Information provided:
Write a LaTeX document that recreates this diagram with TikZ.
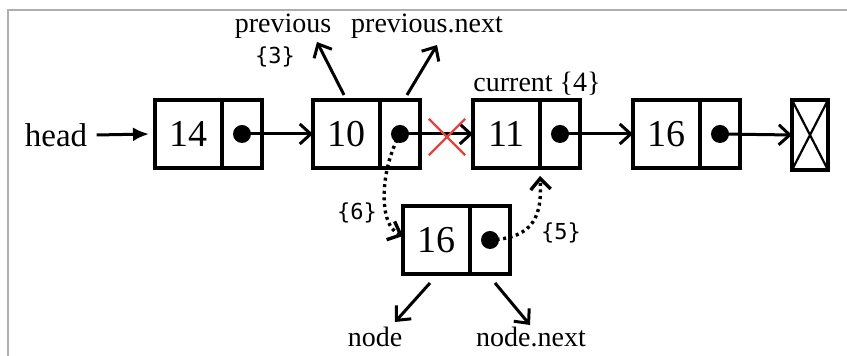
\documentclass[tikz,border=0pt]{standalone}
\usepackage{fontspec}
\setmainfont{Liberation Serif}
\newfontfamily\codefont{DejaVu Sans Mono}
\usetikzlibrary{arrows.meta,positioning,shapes.misc}
\definecolor{cutred}{RGB}{225,70,60}
\definecolor{framegray}{RGB}{175,175,175}

\begin{document}
\begin{tikzpicture}[x=0.5pt, y=-0.5pt,
  val/.style={draw, line width=1.6pt, outer sep=0pt, inner sep=0pt,
              minimum width=33.5pt, minimum height=34pt,
              font=\fontsize{19}{22}\selectfont},
  ptr/.style={draw, line width=1.6pt, outer sep=0pt, inner sep=0pt,
              minimum width=20pt, minimum height=34pt},
  nil/.style={draw, line width=1.6pt, outer sep=0pt, inner sep=0pt,
              minimum width=18pt, minimum height=35pt},
  lbl/.style={font=\fontsize{14}{16}\selectfont, inner sep=1pt},
  num/.style={font=\codefont\fontsize{11}{13}\selectfont, inner sep=1pt},
  arr/.style={-{Straight Barb[length=5.5pt,width=10pt]}, line width=1.5pt},
  dotarr/.style={-{Straight Barb[length=5.5pt,width=10pt]}, line width=1.7pt,
                 dash pattern=on 1.5pt off 1.8pt},
  dot/.style={circle, fill=black, minimum size=9pt, inner sep=0pt}
]
\useasboundingbox (0,0) rectangle (847,356);
\draw[framegray, line width=0.8pt] (847,10) -- (8,10) -- (8,356);

% main list
\node[val] (v14) at (188.5,134) {14};
\node[ptr, right=0pt of v14] (p14) {};
\node[val] (v10) at (346.5,134) {10};
\node[ptr, right=0pt of v10] (p10) {};
\node[val] (v11) at (506.5,134) {11};
\node[ptr, right=0pt of v11] (p11) {};
\node[val] (v16) at (666.5,134) {16};
\node[ptr, right=0pt of v16] (p16) {};
\node[nil] (null) at (810,135) {};
\draw[line width=1.1pt] (null.north west) -- (null.south east);
\draw[line width=1.1pt] (null.north east) -- (null.south west);

% new node
\node[val] (v16n) at (436.5,240) {16};
\node[ptr, right=0pt of v16n] (p16n) {};

\node[dot] (d14) at (p14.center) {};
\node[dot] (d10) at (p10.center) {};
\node[dot] (d11) at (p11.center) {};
\node[dot] (d16) at (p16.center) {};
\node[dot] (d16n) at (p16n.center) {};

% labels
\node[font=\fontsize{16.5}{18}\selectfont, inner sep=1pt] (head) at (56,135) {head};
\node[lbl] (prev) at (283,26) {previous};
\node[num] (s3) at (275,57) {\{3\}};
\node[lbl] (prevnext) at (427,26) {previous.next};
\node[lbl] (cur) at (537,84) {current \{4\}};
\node[num] (s6) at (357,213) {\{6\}};
\node[num] (s5) at (561,233) {\{5\}};
\node[lbl] (nd) at (375,337) {node};
\node[lbl] (ndnext) at (531,337) {node.next};

\coordinate (prevtip) at (317,42);
\coordinate (nexttip) at (437,45);
\coordinate (ndtip) at (395,322);
\coordinate (nexttip2) at (530,325);

% links
\draw[-{Latex[length=8pt,width=7pt]}, line width=1.5pt] (head.east) ++(7,0) -- ([xshift=-3pt]v14.west);
\draw[arr] (d14.center) -- (v10.west);
\draw[arr] (d10.center) -- (v11.west);
\draw[arr] (d11.center) -- (v16.west);
\draw[arr] (d16.center) -- (null.west);
\node[cross out, draw=cutred, line width=1.2pt, minimum size=17pt] (cut) at (447,137) {};

\draw[arr] (344,95) -- (prevtip);
\draw[arr] (407,95) -- (nexttip);
\draw[arr] (430,283) -- (ndtip);
\draw[arr] (495,283) -- (nexttip2);

\draw[dotarr] (d10.center) .. controls (380,170) and (378,225) .. ([yshift=2pt]v16n.west);
\draw[dotarr] (d16n.center) .. controls (535,238) and (542,215) .. ([yshift=-4pt]v11.south east);
\end{tikzpicture}
\end{document}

What the task requires: Without the pictures, retype the whole of the material above exactly.

Reply:
Write a LaTeX document that recreates this diagram with TikZ.
\documentclass[tikz,border=0pt]{standalone}
\usepackage{fontspec}
\setmainfont{Liberation Serif}
\newfontfamily\codefont{DejaVu Sans Mono}
\usetikzlibrary{arrows.meta,positioning,shapes.misc}
\definecolor{cutred}{RGB}{225,70,60}
\definecolor{framegray}{RGB}{175,175,175}

\begin{document}
\begin{tikzpicture}[x=0.5pt, y=-0.5pt,
  val/.style={draw, line width=1.6pt, outer sep=0pt, inner sep=0pt,
              minimum width=33.5pt, minimum height=34pt,
              font=\fontsize{19}{22}\selectfont},
  ptr/.style={draw, line width=1.6pt, outer sep=0pt, inner sep=0pt,
              minimum width=20pt, minimum height=34pt},
  nil/.style={draw, line width=1.6pt, outer sep=0pt, inner sep=0pt,
              minimum width=18pt, minimum height=35pt},
  lbl/.style={font=\fontsize{14}{16}\selectfont, inner sep=1pt},
  num/.style={font=\codefont\fontsize{11}{13}\selectfont, inner sep=1pt},
  arr/.style={-{Straight Barb[length=5.5pt,width=10pt]}, line width=1.5pt},
  dotarr/.style={-{Straight Barb[length=5.5pt,width=10pt]}, line width=1.7pt,
                 dash pattern=on 1.5pt off 1.8pt},
  dot/.style={circle, fill=black, minimum size=9pt, inner sep=0pt}
]
\useasboundingbox (0,0) rectangle (847,356);
\draw[framegray, line width=0.8pt] (847,10) -- (8,10) -- (8,356);

% main list
\node[val] (v14) at (188.5,134) {14};
\node[ptr, right=0pt of v14] (p14) {};
\node[val] (v10) at (346.5,134) {10};
\node[ptr, right=0pt of v10] (p10) {};
\node[val] (v11) at (506.5,134) {11};
\node[ptr, right=0pt of v11] (p11) {};
\node[val] (v16) at (666.5,134) {16};
\node[ptr, right=0pt of v16] (p16) {};
\node[nil] (null) at (810,135) {};
\draw[line width=1.1pt] (null.north west) -- (null.south east);
\draw[line width=1.1pt] (null.north east) -- (null.south west);

% new node
\node[val] (v16n) at (436.5,240) {16};
\node[ptr, right=0pt of v16n] (p16n) {};

\node[dot] (d14) at (p14.center) {};
\node[dot] (d10) at (p10.center) {};
\node[dot] (d11) at (p11.center) {};
\node[dot] (d16) at (p16.center) {};
\node[dot] (d16n) at (p16n.center) {};

% labels
\node[font=\fontsize{16.5}{18}\selectfont, inner sep=1pt] (head) at (56,135) {head};
\node[lbl] (prev) at (283,26) {previous};
\node[num] (s3) at (275,57) {\{3\}};
\node[lbl] (prevnext) at (427,26) {previous.next};
\node[lbl] (cur) at (537,84) {current \{4\}};
\node[num] (s6) at (357,213) {\{6\}};
\node[num] (s5) at (561,233) {\{5\}};
\node[lbl] (nd) at (375,337) {node};
\node[lbl] (ndnext) at (531,337) {node.next};

\coordinate (prevtip) at (317,42);
\coordinate (nexttip) at (437,45);
\coordinate (ndtip) at (395,322);
\coordinate (nexttip2) at (530,325);

% links
\draw[-{Latex[length=8pt,width=7pt]}, line width=1.5pt] (head.east) ++(7,0) -- ([xshift=-3pt]v14.west);
\draw[arr] (d14.center) -- (v10.west);
\draw[arr] (d10.center) -- (v11.west);
\draw[arr] (d11.center) -- (v16.west);
\draw[arr] (d16.center) -- (null.west);
\node[cross out, draw=cutred, line width=1.2pt, minimum size=17pt] (cut) at (447,137) {};

\draw[arr] (344,95) -- (prevtip);
\draw[arr] (407,95) -- (nexttip);
\draw[arr] (430,283) -- (ndtip);
\draw[arr] (495,283) -- (nexttip2);

\draw[dotarr] (d10.center) .. controls (380,170) and (378,225) .. ([yshift=2pt]v16n.west);
\draw[dotarr] (d16n.center) .. controls (535,238) and (542,215) .. ([yshift=-4pt]v11.south east);
\end{tikzpicture}
\end{document}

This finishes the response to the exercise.